Your website—like your branding in general—plays a key role in how clients perceive your organization. According to a team of researchers at Stanford, small design choices such as font, images, and layout can actually determine whether someone trusts your business. There’s no rule about how often you should change your website, but there are certain occasions that call for an update. Here are some tips on how to make sure your online presence is always fresh.
Update as Soon As There’s an Update
This may seem obvious, but sometimes during big transitions at your organization, the website gets put on the back burner. It’s important that as soon as there’s a change of any kind, you put it up online. This includes your contact information, a change in the schedule, etc. At the same time that you’re updating your website, make sure your business listing is refreshed on Yelp, Google, Yahoo, Bing, and other online directories.
Most importantly, if you’re updating pricing, you’ll want to update your website as soon as possible to make sure the change is reflected (beyond announcing it in a dedicated email to clients and posting some additional signage around your studio). For clarity’s sake, considering adding a temporary note or comment to your pricing page addressing the change. This avoids any issues with clients who would have otherwise been disgruntled or confused, having noticed a discrepancy between your website and actual pricing.
You also should update your website when you change the feel of your brand. This creates brand consistency.
Choose an Easy-to-Use CMS
Small businesses often wonder whether they should redesign or rebuild their website. One of the biggest barriers to staying fresh is a Content Management System (CMS) that requires an engineer or someone who is really web savvy to make simple changes. If this is the case for your site, it’s time to start from scratch.
An important determining factor is if your website doesn’t seamlessly work across devices. Websites built using Flash aren’t supported by iPads or iPhones. You should also rebuild your site if it isn’t optimized for mobile use as, according to the Pew Research Center, 56 percent of smartphone owners use their phones to look up community events or activities.
Strategize Around the Seasons
When you plan specials and events throughout the year, your website strategy should always be a part of the conversation. It will be easiest to highlight promotions on your homepage if you pick a template that has a prominent space devoted to rotating content. This way any employee will be able to just upload a flyer, photo, or text on the latest promotions.
There’s so much emphasis on social media these days that studios sometimes forget there are many tools for encouraging engagement through their website. This is important for gaining new members, because poor analytics mean your page will be buried on search engines.

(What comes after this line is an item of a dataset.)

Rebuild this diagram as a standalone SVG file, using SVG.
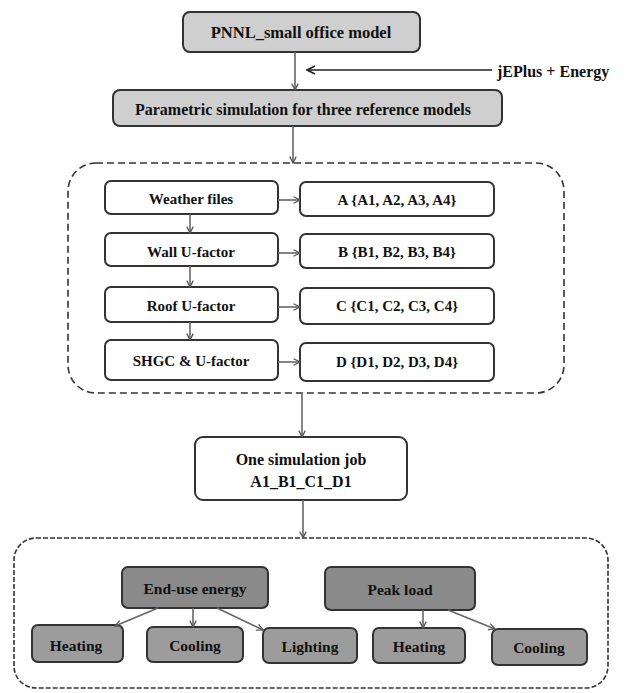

The best way to avoid this is to both encourage people to stay on your website for longer and to update with new pages (not just new features). This might include a blog (if you don’t already have one), a newsletter, or a discussion forum. Also, make sure there are visible share buttons for all major social platforms on every post.
The current design trend is simple and sleek. Of course you want your website to include your health philosophy, schedule, pricing, and rotating engagement features, but none of this will matter if your clients can’t easily navigate the information.
Throughout all the updates and changes, consider how it’s all coming together. Prioritize clean fonts, cohesive colors, and a clear navigation bar. If you add a new flyer or announcement to the homepage, check on a smart phone to make sure it’s appearing correctly on different devices. If you’re writing something up, no matter how small, give it to someone you trust for a quick proofread. It may sound obvious, but it’s common to read over simple grammatical errors. And last, if you’re not sure about your website, ask your clients.